Integrating facies-based Bayesian inversion and supervised machine learning for petrofacies characterisation in the Snadd Formation of the Goliat Field, SW Barents Sea.

Abstract

Seismic petro‐facies characterization in low net‐to‐gross reservoirs with poor reservoir properties such as the Snadd Formation in the Goliat field requires a multidisciplinary approach. This is especially important when the elastic properties of the desired petro‐facies significantly overlap. Pore fluid corrected endmember sand and shale depth trends have been used to generate stochastic forward models for different lithology and fluid combinations in order to assess the degree of separation of different petro‐facies. Subsequently, a spectral decomposition and blending of selected frequency volumes reveal some seismic fluvial geomorphological features.
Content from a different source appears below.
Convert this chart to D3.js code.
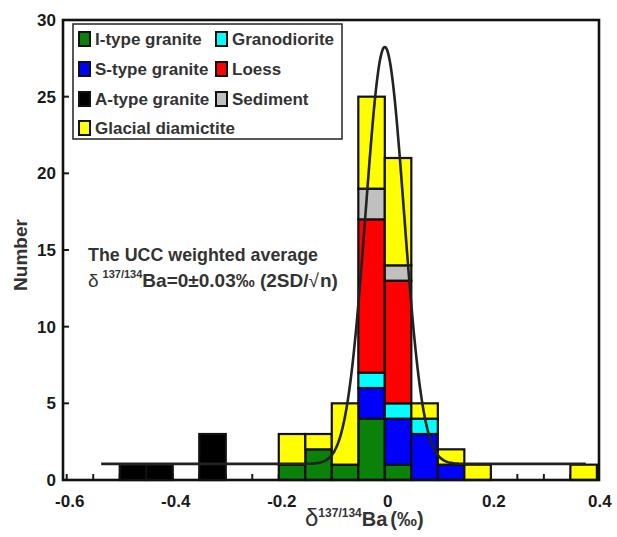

We then jointly inverted for impedance and facies within a Bayesian framework using facies‐dependent rock physics depth trends as input. The results from the inversion are then integrated into a supervised machine learning neural network for effective porosity discrimination. Probability density functions derived from stochastic forward modelling of endmember depth trends show a decreasing seismic fluid discrimination with depth. Spectral decomposition and blending of selected frequencies reveal a dominant NNE trend compared to the regional SE–NW pro‐gradational trend, and a local E–W trend potentially related to fault activity at branches of the Troms‐Finnmark Fault Complex. The facies‐based inversion captures the main reservoir facies within the limits of the seismic bandwidth. Meanwhile the effective porosity predictions from the multilayer feed forward neural network are consistent with the inverted facies model, and can be used to qualitatively highlight the cleanest regions within the inverted facies model. A combination of facies‐based inversion and neural network improves the seismic reservoir delineation of the Snadd Formation in the Goliat Field.